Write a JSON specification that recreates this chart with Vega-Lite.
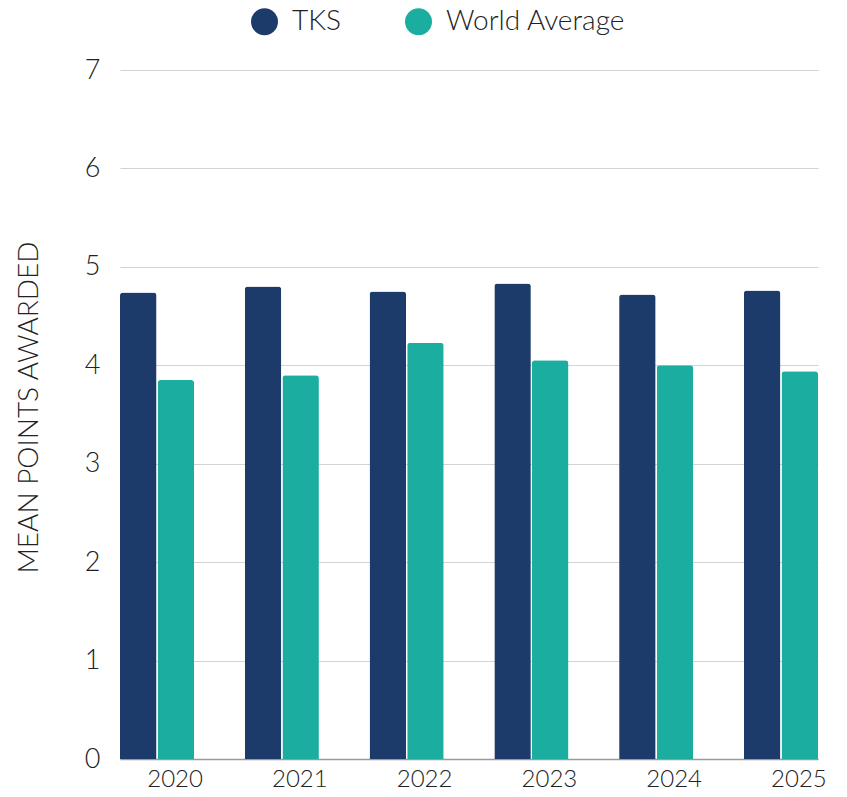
{
  "$schema": "https://vega.github.io/schema/vega-lite/v6.json",
  "width": 698,
  "height": 689,
  "autosize": {"type": "none"},
  "padding": {"left": 120, "top": 70, "right": 29, "bottom": 38},
  "background": "white",
  "config": {
    "view": {"stroke": null},
    "font": "Lato",
    "axis": {"labelFont": "Lato", "titleFont": "Lato", "labelColor": "#222222", "titleColor": "#222222"},
    "legend": {"labelFont": "Lato"}
  },
  "data": {
    "values": [
      {"year": "2020", "series": "TKS", "value": 4.74},
      {"year": "2020", "series": "World Average", "value": 3.85},
      {"year": "2021", "series": "TKS", "value": 4.80},
      {"year": "2021", "series": "World Average", "value": 3.90},
      {"year": "2022", "series": "TKS", "value": 4.75},
      {"year": "2022", "series": "World Average", "value": 4.23},
      {"year": "2023", "series": "TKS", "value": 4.83},
      {"year": "2023", "series": "World Average", "value": 4.05},
      {"year": "2024", "series": "TKS", "value": 4.72},
      {"year": "2024", "series": "World Average", "value": 4.00},
      {"year": "2025", "series": "TKS", "value": 4.76},
      {"year": "2025", "series": "World Average", "value": 3.94}
    ]
  },
  "mark": {"type": "bar", "cornerRadiusTopLeft": 3, "cornerRadiusTopRight": 3},
  "encoding": {
    "x": {
      "field": "year",
      "type": "nominal",
      "scale": {"paddingInner": 0.406, "paddingOuter": 0},
      "axis": {
        "title": null,
        "labelAngle": 0,
        "labelFontSize": 24,
        "labelFontWeight": 300,
        "labelPadding": 8,
        "labelOffset": 18,
        "ticks": false,
        "domain": true,
        "domainColor": "#9a9a9a",
        "domainWidth": 1.5
      }
    },
    "xOffset": {
      "field": "series",
      "type": "nominal",
      "scale": {"paddingInner": 0.03, "paddingOuter": 0}
    },
    "y": {
      "field": "value",
      "type": "quantitative",
      "scale": {"domain": [0, 7], "nice": false},
      "axis": {
        "title": "MEAN POINTS AWARDED",
        "titleFontSize": 28,
        "titleFontWeight": 300,
        "titlePadding": 41,
        "titleY": 337,
        "labelFontSize": 27,
        "labelFontWeight": 300,
        "labelPadding": 20,
        "labelOverlap": false,
        "values": [0, 1, 2, 3, 4, 5, 6, 7],
        "ticks": false,
        "domain": false,
        "gridColor": "#d3d3d3",
        "gridWidth": 1
      }
    },
    "color": {
      "field": "series",
      "type": "nominal",
      "scale": {"domain": ["TKS", "World Average"], "range": ["#1c3a6a", "#1aada0"]},
      "legend": {
        "title": null,
        "orient": "none",
        "direction": "horizontal",
        "legendX": 130,
        "legendY": -63,
        "symbolType": "circle",
        "symbolSize": 729,
        "labelFontSize": 28,
        "labelFontWeight": 300,
        "labelOffset": 13,
        "labelLimit": 400,
        "labelColor": "#222222",
        "columnPadding": 63,
        "symbolOpacity": 1
      }
    }
  }
}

——

Problem to work on: Transcribe the full listing character for character. Pictures are excluded.

Exercise solution:
Write a JSON specification that recreates this chart with Vega-Lite.
{
  "$schema": "https://vega.github.io/schema/vega-lite/v6.json",
  "width": 698,
  "height": 689,
  "autosize": {"type": "none"},
  "padding": {"left": 120, "top": 70, "right": 29, "bottom": 38},
  "background": "white",
  "config": {
    "view": {"stroke": null},
    "font": "Lato",
    "axis": {"labelFont": "Lato", "titleFont": "Lato", "labelColor": "#222222", "titleColor": "#222222"},
    "legend": {"labelFont": "Lato"}
  },
  "data": {
    "values": [
      {"year": "2020", "series": "TKS", "value": 4.74},
      {"year": "2020", "series": "World Average", "value": 3.85},
      {"year": "2021", "series": "TKS", "value": 4.80},
      {"year": "2021", "series": "World Average", "value": 3.90},
      {"year": "2022", "series": "TKS", "value": 4.75},
      {"year": "2022", "series": "World Average", "value": 4.23},
      {"year": "2023", "series": "TKS", "value": 4.83},
      {"year": "2023", "series": "World Average", "value": 4.05},
      {"year": "2024", "series": "TKS", "value": 4.72},
      {"year": "2024", "series": "World Average", "value": 4.00},
      {"year": "2025", "series": "TKS", "value": 4.76},
      {"year": "2025", "series": "World Average", "value": 3.94}
    ]
  },
  "mark": {"type": "bar", "cornerRadiusTopLeft": 3, "cornerRadiusTopRight": 3},
  "encoding": {
    "x": {
      "field": "year",
      "type": "nominal",
      "scale": {"paddingInner": 0.406, "paddingOuter": 0},
      "axis": {
        "title": null,
        "labelAngle": 0,
        "labelFontSize": 24,
        "labelFontWeight": 300,
        "labelPadding": 8,
        "labelOffset": 18,
        "ticks": false,
        "domain": true,
        "domainColor": "#9a9a9a",
        "domainWidth": 1.5
      }
    },
    "xOffset": {
      "field": "series",
      "type": "nominal",
      "scale": {"paddingInner": 0.03, "paddingOuter": 0}
    },
    "y": {
      "field": "value",
      "type": "quantitative",
      "scale": {"domain": [0, 7], "nice": false},
      "axis": {
        "title": "MEAN POINTS AWARDED",
        "titleFontSize": 28,
        "titleFontWeight": 300,
        "titlePadding": 41,
        "titleY": 337,
        "labelFontSize": 27,
        "labelFontWeight": 300,
        "labelPadding": 20,
        "labelOverlap": false,
        "values": [0, 1, 2, 3, 4, 5, 6, 7],
        "ticks": false,
        "domain": false,
        "gridColor": "#d3d3d3",
        "gridWidth": 1
      }
    },
    "color": {
      "field": "series",
      "type": "nominal",
      "scale": {"domain": ["TKS", "World Average"], "range": ["#1c3a6a", "#1aada0"]},
      "legend": {
        "title": null,
        "orient": "none",
        "direction": "horizontal",
        "legendX": 130,
        "legendY": -63,
        "symbolType": "circle",
        "symbolSize": 729,
        "labelFontSize": 28,
        "labelFontWeight": 300,
        "labelOffset": 13,
        "labelLimit": 400,
        "labelColor": "#222222",
        "columnPadding": 63,
        "symbolOpacity": 1
      }
    }
  }
}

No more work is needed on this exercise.